L'omaggio al patto di stabilità consegna un Paese stremato sul piano finanziario e incapace di indirizzare gli investimenti sulla spesa necessaria addirittura per la propria sicurezza.
Siamo davvero sicuri che un imprenditore straniero non investa, poniamo a Genova, perchè c'è l'articolo 18, oppure perchè tema di perdere l'investimento in capannoni e macchinari, visto che nel breve termine non può contare nemmeno sulla salvaguardia da tragedie prevedibilissime?

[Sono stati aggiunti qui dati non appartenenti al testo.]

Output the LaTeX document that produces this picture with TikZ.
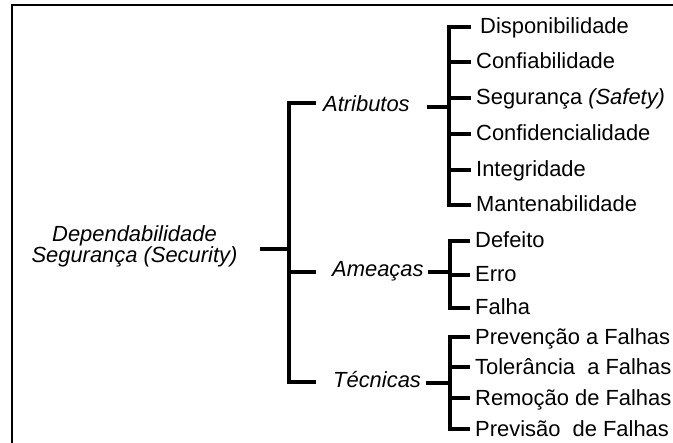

Lo si sente dire da anni che il patto di stabilità andrebbe modificato. L'attuale premier, quando era sindaco, lo bollava come "patto di stupidità". Dovrebbe meravigliare, allora, il fatto che non lo abbia riformato, liberando le risorse per la difesa del suolo, come primo atto del suo governo.
Non è avvenuto. Nè pare verosimile avverrà. Le riforme sugli enti locali, sin qui hanno riguardato solo la possibilità di triplicare il numero dei dirigenti cooptati dalla politica, di incaricare negli staff dei sindaci "portaborse" pagati come dirigenti anche se privi di laurea, e di ridurre all'impotenza le province, non tanto con la riforma Delrio, che si sta rivelando inattuabile com'era facile prevedere, ma soprattutto con tagli insostenibili. E le province erano tra gli enti che potevano avere competenze rilevanti negli investimenti in protezione civile e difesa del territorio.
Purtroppo, la tragedia di Genova conferma che si inseguono riforme (Senato, centrali uniche appaltanti, province, articolo 18) oppure investimenti (Tav, F35) i cui risultati concreti per la vita delle persone sono poco più che nulli. In molti ripetono che l'attivazione di un programma di investimenti nella difesa del suolo non solo darebbe sicurezza, ma potrebbe permettere di attivare davvero il lavoro, perchè si finirebbe, finalmente di concentrare l'attenzione sulle regole sul lavoro, che non creano occupazione, e si investirebbe in opere, riattivando un'edilizia buona e tante attività lavorative vere. Ma, di tutto questo non c'è traccia sui radar.